11 Nisan 2016 Pazartesi

İki




Fotoğraflı yazı yazmayalı ne çok olmuş, bugün bunu çekerken fark ettim. Bugün burada, bu cam kenarında otururken; sorgularken hayatı, dışarıda usul usul bir yağmur... Kimseler yoktu bizden başka, normalde oturacak masa bulamazsın. Güldük buna, Selin'in gözleri doluyordu ara ara... Ama buna iyi güldük işte.

Ben, olmayan merhemimi Selin'in başına süremiyordum. Al birini vur ötekine durumuydu bizimkisi. Onun gözleri doldukça da elimden bir şey gelmedi. Teselli edemiyorum zaten ben kimseyi, sevmiyorum tesellileri. Sahici gelmiyor. Dinledim çoğu zaman, bazen dayanamadım kendimden örnekler verdim sanki herkes aynı olmak zorundaymış gibi. Yalnız değilsin minvalinde zırvalıklardan öteye geçemedi bunlar. Oysa yalnızdık işte ikimiz de. O salonda, hayatta ve daha birçok şeyde...

Bir ara umuttan bahsettik, sürekli burada umuttan bahseden ben, o an fark ettim hiç umudumun olmadığını. Kendimi kandırıyormuşum. Senin için umutluyum ben dedim, güzel şeyler olacak. Laf olsun diye değil, gerçekten inanıyordum buna. Benim için, mayıs gibi bitecekti her şey. Sonrası: "Rüzgar bizi götürecek."

Alınıyorum sanıyorsun, güceniyorum... Değil ama işte. Bu geldiğim noktaya geç de olsa gelmiş olmak güzel. İlk defa umutsuzca da olsa olmam gereken yerde duruyorum. Doğru yerde... Bu sefer de çok geç kaldık. (Gülümsüyor)

Zamanı geri alıp bazı şeyleri düzeltmek ister miydin deyince insanlar, cevabım hep "Hayır kesinlikle!" oluyordu. Artık diyemiyorum. Düzeltmek istediğim şeyler var.
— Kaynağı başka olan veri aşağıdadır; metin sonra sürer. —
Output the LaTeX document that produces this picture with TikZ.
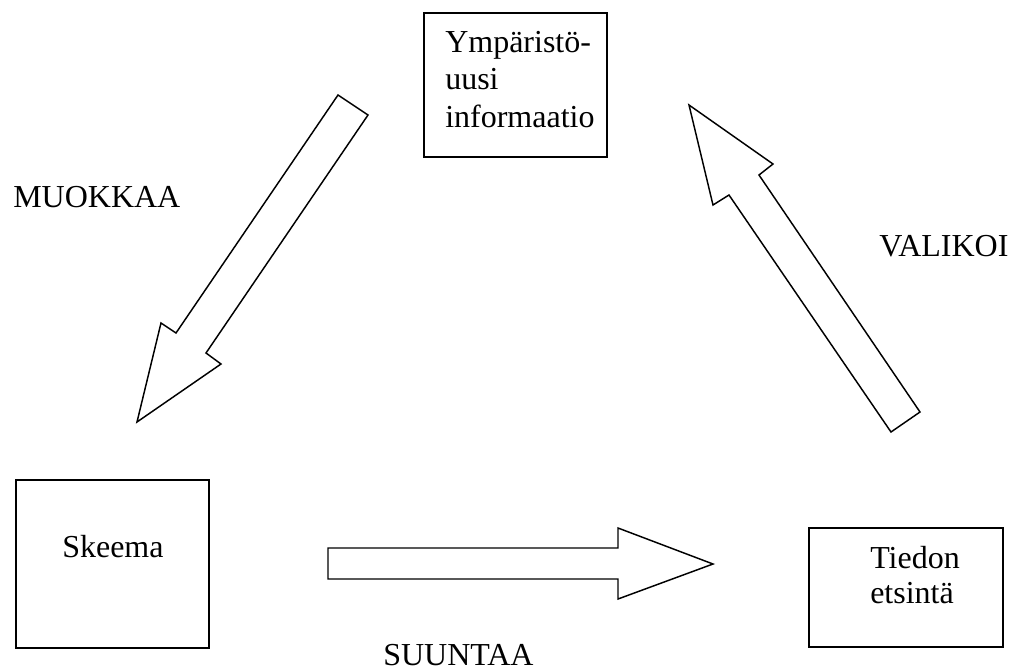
\documentclass[tikz,border=0pt]{standalone}
\usepackage{fontspec}
\setmainfont{Liberation Serif}
\begin{document}
\begin{tikzpicture}[x=0.75pt,y=-0.75pt,line join=miter,
  box/.style={draw,line width=1.1pt,inner sep=0pt},
  txt/.style={inner sep=0pt,font=\fontsize{24}{28}\selectfont,align=left},
  blockarrow/.style={draw,line width=1.1pt,fill=white}]
\useasboundingbox (0,0) rectangle (1018,668);

% boxes
\node[box,minimum width=137.25pt,minimum height=108pt] (env) at (515.5,85) {};
\node[box,minimum width=144.75pt,minimum height=126pt] (schema) at (112.5,564) {};
\node[box,minimum width=145.5pt,minimum height=89.25pt] (search) at (906,587.5) {};

% box texts
\node[txt,anchor=north west] (envtxt) at (445,31) {Ympäristö-\\uusi\\informaatio};
\node[txt,anchor=base west] (schematxt) at (62,557) {Skeema};
\node[txt,anchor=north west,font=\fontsize{24}{26.25}\selectfont] (searchtxt) at (870,546) {Tiedon\\etsintä};

% labels
\node[txt,anchor=base west] (lmod) at (13,207) {MUOKKAA};
\node[txt,anchor=base west] (lsel) at (879,256) {VALIKOI};
\node[txt,anchor=base west] (ldir) at (383,665) {SUUNTAA};

% block arrows
\draw[blockarrow] (338,95) -- (368,115) -- (206,353) -- (221,364) -- (137,422)
  -- (161,323) -- (176,333) -- cycle;
\draw[blockarrow] (689,105) -- (773,164) -- (759,175) -- (920,412) -- (891,432)
  -- (729,195) -- (713,205) -- cycle;
\draw[blockarrow] (328,548) -- (618,548) -- (618,528) -- (713,564) -- (618,599)
  -- (618,579) -- (328,579) -- cycle;
\end{tikzpicture}
\end{document}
Bir şeyi değiştirmeyecek bu istek belki ama yine de sevdim işte. 


Üç tane kitap aldım bugün. 
Bir de kuşları, denizi ve yavaşça geçen bir vapuru...












2 yorum:

Selin dedi ki...

Arkadaki vapuru yeni fark ettim desem...

e.t. dedi ki...

Son cümleni çok sevdim...eline,düşüncene sağlık.